Brothers and collaborators Hays and Ryan Holladay create work that explores the intersection of art and technology with an emphasis on music and sound. With projects ranging from a multi-channel sound installation at the site of a former funeral home to composing and arranging a new score for recently discovered footage of the 1939 World’s Fair in collaboration with the Smithsonian Museum of American History, their work spans a range of disciplines and fields. 

Recently, the Holladay brothers have garnered critical praise for their pioneering work in location-aware composition: music created and mapped to a physical space, released as mobile apps, that use the device's built-in GPS functionality to dynamically alter the music as the listener traverses a landscape. On Memorial Day, they released "The National Mall", a location-aware composition that music critic Chris Richards called " using GPS to navigate a dream." They went to on create similar works for Central Park in New York, for SXSW Interactive in Austin, Texas (the latter winning MTV/U Music's award for Best Music App at SXSW). A 2013 TED Fellow, Ryan's talk at the annual TED Conference (below) has been viewed more than a million times.

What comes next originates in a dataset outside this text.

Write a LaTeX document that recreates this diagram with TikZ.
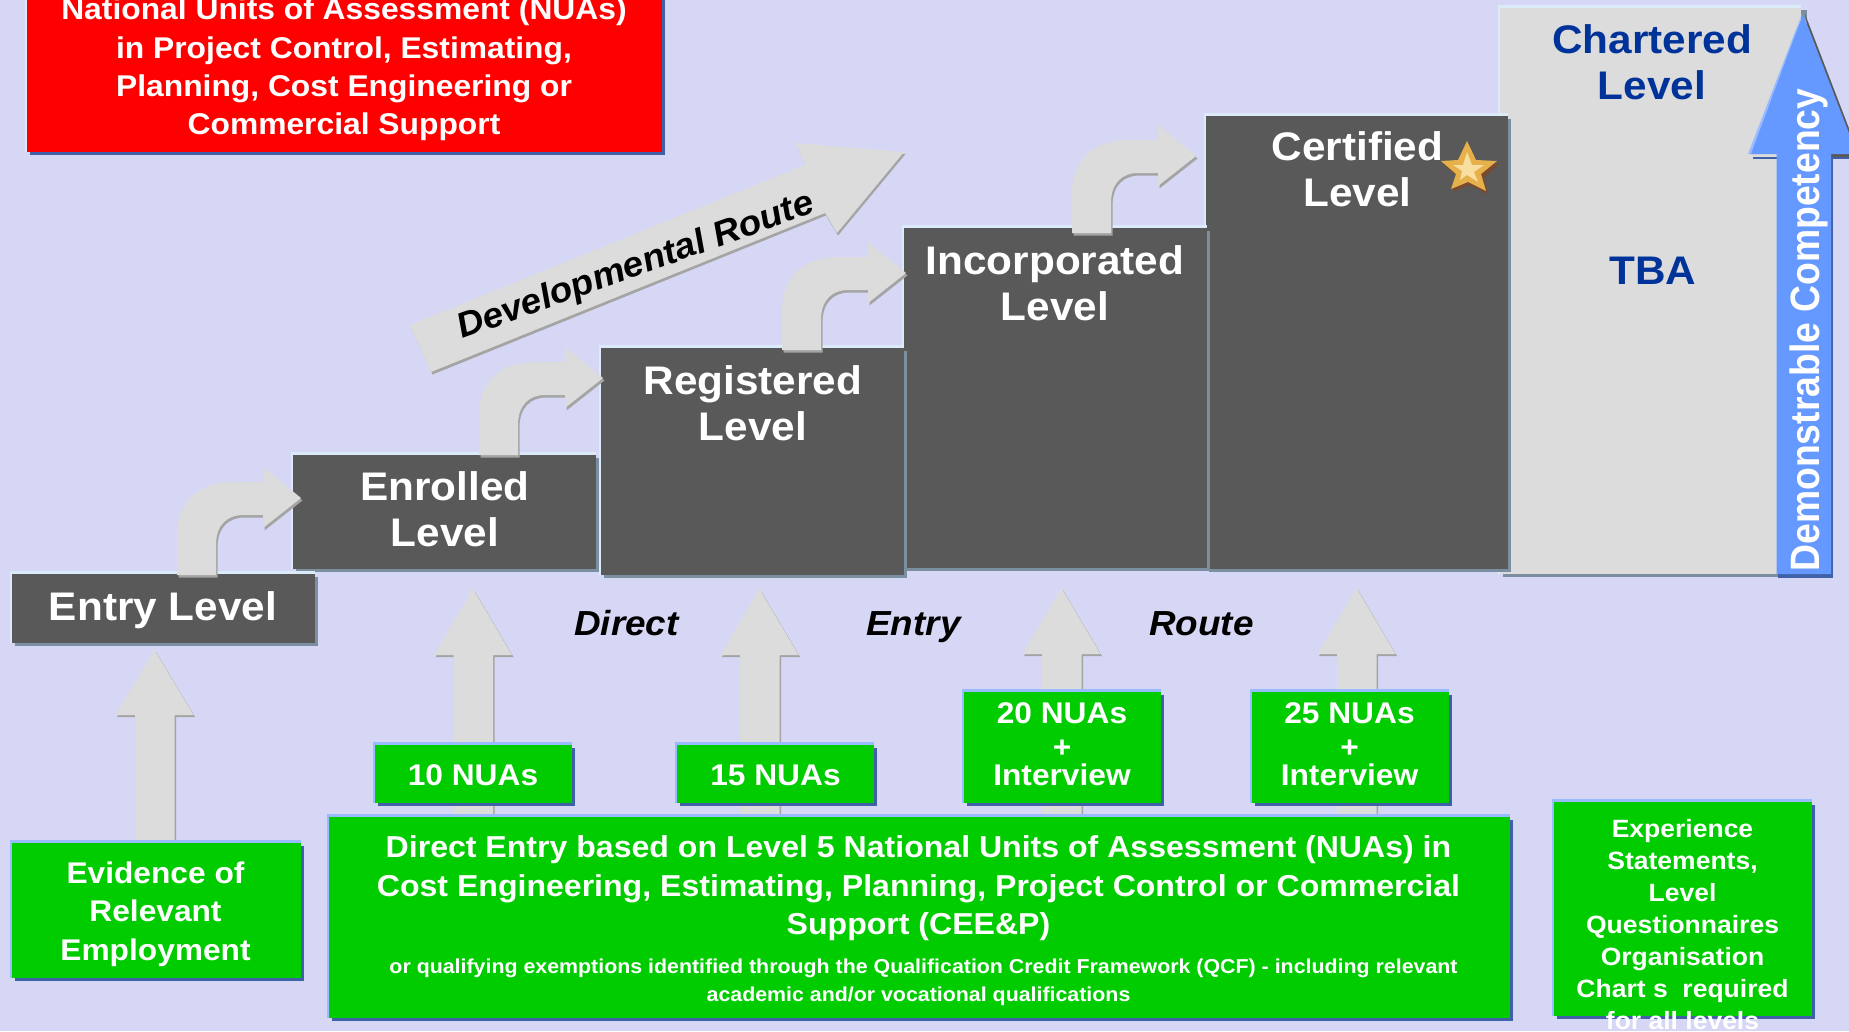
\documentclass[tikz,border=0pt]{standalone}
\usepackage{fontspec}
\setmainfont{Liberation Sans}[FakeStretch=1.06]
\newfontfamily\plainarial{Liberation Sans}
\definecolor{bgc}{HTML}{D6D7F5}
\definecolor{darkc}{HTML}{595959}
\definecolor{steel}{HTML}{7B8FA0}
\definecolor{hlight}{HTML}{DCEBFA}
\definecolor{greyc}{HTML}{DCDCDC}
\definecolor{greyedge}{HTML}{A4A4A4}
\definecolor{greenc}{HTML}{00CC00}
\definecolor{bluehl}{HTML}{99BBFF}
\definecolor{blueshadow}{HTML}{4060A8}
\definecolor{navy}{HTML}{003399}
\definecolor{arrowblue}{HTML}{6699FF}
\definecolor{stargold}{HTML}{E6B04A}
\definecolor{starlight}{HTML}{F8DFA0}
\definecolor{starbrown}{HTML}{7A4A30}
\tikzset{
  boxnode/.style={inner sep=0pt,outer sep=0pt,anchor=north west},
  lbltxt/.style={inner sep=0pt,outer sep=0pt,align=center,text=white},
  bigtxt/.style={lbltxt,font=\fontsize{39.9}{46}\selectfont\bfseries},
  greentxt/.style={lbltxt,font=\fontsize{29.9}{38.6}\selectfont\bfseries},
  smalltxt/.style={lbltxt,font=\fontsize{20.15}{28.3}\selectfont\bfseries},
  routetxt/.style={inner sep=0pt,outer sep=0pt,text=black,font=\fontsize{34.8}{40}\selectfont\bfseries\itshape},
}
% name, fill, shadow, highlight, x1,y1,x2,y2
\newcommand{\pbox}[8]{%
  \fill[#4] ({#5-2},{#6-3}) rectangle (#7,#8);
  \fill[#3] ({#5+3},{#6+3}) rectangle ({#7+3},{#8+3});
  \node (#1) [boxnode,fill=#2,minimum width={(#7-#5)*1pt},minimum height={(#8-#6)*1pt}] at (#5,#6) {};
}
% bent block arrow: left of base, base y
\newcommand{\bentshape}[2]{%
  (#1,#2) -- (#1,{#2-40}) .. controls (#1,{#2-72}) and ({#1+20},{#2-93}) .. ({#1+58},{#2-93})
  -- ({#1+86},{#2-93}) -- ({#1+86},{#2-108}) -- ({#1+124},{#2-77}) -- ({#1+86},{#2-47})
  -- ({#1+86},{#2-60}) -- ({#1+66},{#2-60}) .. controls ({#1+50},{#2-60}) and ({#1+39},{#2-50}) .. ({#1+39},{#2-30})
  -- ({#1+39},#2) -- cycle}
\newcommand{\bentarrow}[2]{%
  \fill[greyedge] [shift={(1.5,2.5)}] \bentshape{#1}{#2};
  \fill[greyc] \bentshape{#1}{#2};
}
% straight up block arrow: tip x, tip y, head back y, bottom y
\newcommand{\upblock}[4]{%
  (#1,#2) -- ({#1+39},#3) -- ({#1+20},#3) -- ({#1+20},#4) -- ({#1-19.5},#4) -- ({#1-19.5},#3) -- ({#1-39},#3) -- cycle}
\newcommand{\uparr}[4]{%
  \fill[greyedge] [shift={(1.5,2)}] \upblock{#1}{#2}{#3}{#4};
  \fill[greyc] \upblock{#1}{#2}{#3}{#4};
}
\begin{document}
\begin{tikzpicture}[x=1pt,y=-1pt]
\useasboundingbox (0,0) rectangle (1849,1031);
\fill[bgc] (0,0) rectangle (1849,1031);

% top level steps, back to front
\pbox{chartered}{greyc}{steel}{hlight}{1500}{8}{1801}{574}
\fill[blueshadow] (1833,155) -- (1833,578) -- (1778,578) -- (1778,155) -- cycle;
\fill[blueshadow] (1753,157) rectangle (1778,159);
\fill[blueshadow] (1833,157) rectangle (1849,159);
\fill[steel] (1801,10) rectangle (1807,20);
\fill[black!65] (1805,14) -- (1860,157) -- (1830,157) -- cycle;
\fill[bluehl] (1802,14) -- (1748,154) -- (1760,154) -- cycle;
\fill[arrowblue] (1803,14) -- (1857,154) -- (1831,154) -- (1831,574) -- (1776.5,574) -- (1776.5,154) -- (1751,154) -- cycle;
\begin{scope}[shift={(1809,330)},xscale=1.1]
\node (demo) [lbltxt,rotate=90,transform shape,font=\fontsize{37.3}{40}\selectfont\bfseries\plainarial] at (0,0) {Demonstrable Competency};
\end{scope}

\pbox{certified}{darkc}{steel}{hlight}{1206}{115.5}{1508}{569}
\pbox{incorporated}{darkc}{steel}{hlight}{904}{228}{1207}{568}
\pbox{registered}{darkc}{steel}{hlight}{601}{348}{904}{575}
\pbox{enrolled}{darkc}{steel}{hlight}{293}{455}{596}{569}
\pbox{entrylevel}{darkc}{steel}{hlight}{12}{574}{315}{643}
\pbox{redbox}{red}{blueshadow}{hlight}{27}{-10}{662}{152}

% developmental route arrow
\fill[greyedge] (432.5,374.5) -- (411,327) -- (806,167) -- (797,145) -- (905.5,154) -- (838,235.5) -- (826,215.5) -- cycle;
\fill[greyc] (431,372) -- (410,325) -- (805,165) -- (796,143) -- (904,152) -- (837,233) -- (825,213) -- cycle;
\begin{scope}[shift={(636,267)},xscale=1.06]
\node (devroute) [inner sep=0pt,outer sep=0pt,text=black,rotate=20.8,transform shape,font=\fontsize{35}{40}\selectfont\bfseries\itshape\plainarial] at (0,0) {Developmental Route};
\end{scope}

% bent arrows
\bentarrow{177}{575}
\bentarrow{479}{455}
\bentarrow{782}{350}
\bentarrow{1072}{233}

% straight arrows
\uparr{154.5}{650}{715}{845}
\uparr{473}{589}{655}{820}
\uparr{759.5}{589}{655}{820}
\uparr{1061.5}{588}{654}{820}
\uparr{1356.5}{588}{654}{820}

% green boxes
\pbox{evidence}{greenc}{blueshadow}{bluehl}{12}{843}{301}{978}
\pbox{directbox}{greenc}{blueshadow}{bluehl}{329}{817}{1510}{1018}
\pbox{nua10}{greenc}{blueshadow}{bluehl}{375}{745}{572}{803}
\pbox{nua15}{greenc}{blueshadow}{bluehl}{677}{745}{874}{803}
\pbox{nua20}{greenc}{blueshadow}{bluehl}{964}{692}{1161}{803}
\pbox{nua25}{greenc}{blueshadow}{bluehl}{1252}{692}{1449}{803}
\pbox{experience}{greenc}{blueshadow}{bluehl}{1554}{802}{1812}{1016}

% star
\fill[starbrown] (1468,144) -- (1478,163) -- (1499,164) -- (1484,178) -- (1488,194) -- (1469,185) -- (1453,192) -- (1458,177) -- (1443,164) -- (1460,163) -- cycle;
\fill[stargold] (1467,141) -- (1476,160) -- (1497,161) -- (1481,174) -- (1486,191) -- (1468,182) -- (1451,189) -- (1456,174) -- (1441,161) -- (1458,160) -- cycle;
\fill[starlight] (1467,152) -- (1472,165) -- (1484,165) -- (1474,172) -- (1478,182) -- (1467,175) -- (1460,180) -- (1462,171) -- (1453,165) -- (1463,165) -- cycle;

% texts
\node (tred) [lbltxt,font=\fontsize{30}{38.4}\selectfont\bfseries] at (344,69.5) {National Units of Assessment (NUAs)\\in Project Control, Estimating,\\Planning, Cost Engineering or\\Commercial Support};
\node (tchartered) [bigtxt,text=navy] at (1652,62) {Chartered\\Level};
\node (ttba) [bigtxt,text=navy] at (1653,271) {TBA};
\node (tcertified) [bigtxt] at (1357.5,169) {Certified\\Level};
\node (tincorporated) [bigtxt] at (1055,283) {Incorporated\\Level};
\node (tregistered) [bigtxt] at (753,403) {Registered\\Level};
\node (tenrolled) [bigtxt] at (445,509) {Enrolled\\Level};
\node (tentry) [bigtxt] at (163,610) {Entry Level};
\node (tdirect) [routetxt] at (626.5,623) {Direct};
\node (tentryr) [routetxt] at (913.5,627) {Entry};
\node (troute) [routetxt] at (1201.5,624) {Route};
\node (tevidence) [greentxt] at (155.5,914) {Evidence of\\Relevant\\Employment};
\node (t10) [greentxt] at (473,775) {10 NUAs};
\node (t15) [greentxt] at (775.5,775) {15 NUAs};
\node (t20) [lbltxt,font=\fontsize{29.9}{34}\selectfont\bfseries] at (1062,744.5) {20 NUAs\\+\\[-6pt]Interview};
\node (t25) [lbltxt,font=\fontsize{29.9}{34}\selectfont\bfseries] at (1349.5,744.5) {25 NUAs\\+\\[-6pt]Interview};
\node (tdirectmain) [greentxt,font=\fontsize{30.25}{38.6}\selectfont\bfseries] at (918.5,888.5) {Direct Entry based on Level 5 National Units of Assessment (NUAs) in\\Cost Engineering, Estimating, Planning, Project Control or Commercial\\Support (CEE\&P)};
\node (tdirectsmall) [smalltxt] at (918.5,982) {\hspace*{10pt}or qualifying exemptions identified through the Qualification Credit Framework (QCF) - including relevant\\academic and/or vocational qualifications};
\node (texperience) [lbltxt,font=\fontsize{25}{32}\selectfont\bfseries] at (1682.5,925) {Experience\\Statements,\\Level\\Questionnaires\\Organisation\\Chart s\ \ required\\for all levels};
\end{tikzpicture}
\end{document}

In Spring 2014, the brothers co-curated FERMATA: A Celebration of Sound at Artisphere featuring such seminal artists as Ryuichi Sakomoto and Alvin Lucier. Michael O’Sullivan, Art Critic for the Washington Post, wrote: “The most exciting show you’ll see this Spring is one you can take in with your eyes closed.” FERMATA was the largest exhibition dedicated entirely to sound in the Washington area.



The Holladay brothers have spoken at institutions and universities such as landscape architecture firm OLIN and MIT's Media Lab and have worked with organizations ranging from the US Department of State to MTV. Their work has been featured in The New York Times, BBC World Service, The Guardian, Rolling Stone, WIRED and Fast Company among others. They served as Visiting Artists at Stanford University’s Experimental Media Art Department in 2013 where they worked on a long-term project of sonically mapping the entirety of the Pacific Coast Highway.